The capacitance versus frequency at different annealing temperatures is plotted in Fig. 10. The capacity is very low and independent both to the frequency and annealing temperature, indicating that the contact Al/In₂S₃:Sn is ohmic. The capacitance response for these samples shows that the capacitance behavior is typical of material with traps [44]. It is clearly seen that the measured capacitances decrease with the increase in frequency. A high value of capacitance at low frequencies is due to the excess of capacitance resulting from the interface states that can follow the ac signal [45]. With the increasing of frequency, the capacitance decreases.

Fig. 10

The capacitance versus frequency of annealed In₂S₃:Sn films at room temperature

4 Conclusion

Tin doped indium sulfide thin films were elaborated with spray technique for Sn/In = 1 % molar ratio. These films annealed at different temperatures were polycrystalline with cubic structure. The residual microstrain and dislocation network seems to be reduced respectively to the values 3.08 × 10⁻³ and 0.73 × 10¹¹ lines cm⁻² for an annealing temperature of about 500 °C, for which the crystallinity of the In₂S₃:Sn thin films is the best.

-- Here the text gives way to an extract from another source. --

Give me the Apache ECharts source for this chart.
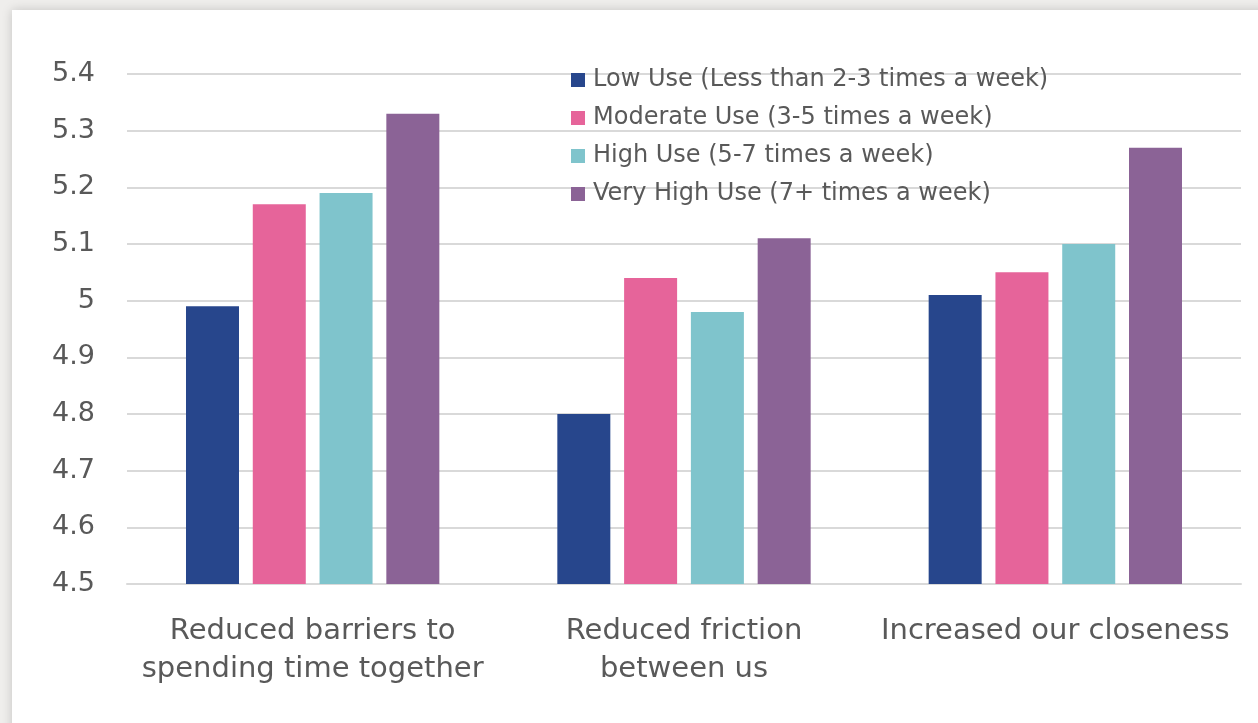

This film presents an ITO secondary phase. The investigation of optical properties reveals that the films exhibit an increase of the band gap with the annealing temperature. Band gap of In₂S₃:Sn could be varied from 2.4 to 2.85 eV. The scanning electron micrographs show that the samples are free of pinholes and cracks. The coalescence of grains is improved with annealing temperature. The RMS roughness was estimated to be 39.4–19.8 nm. Electrical measurements show that, at low frequency, the conductance is independent of frequency and improved by annealing temperature. At high frequency, the conductance is governed by hopping process. Wide band gap and low resistive In₂S₃:Sn films could be obtained which are highly useful for photovoltaic applications.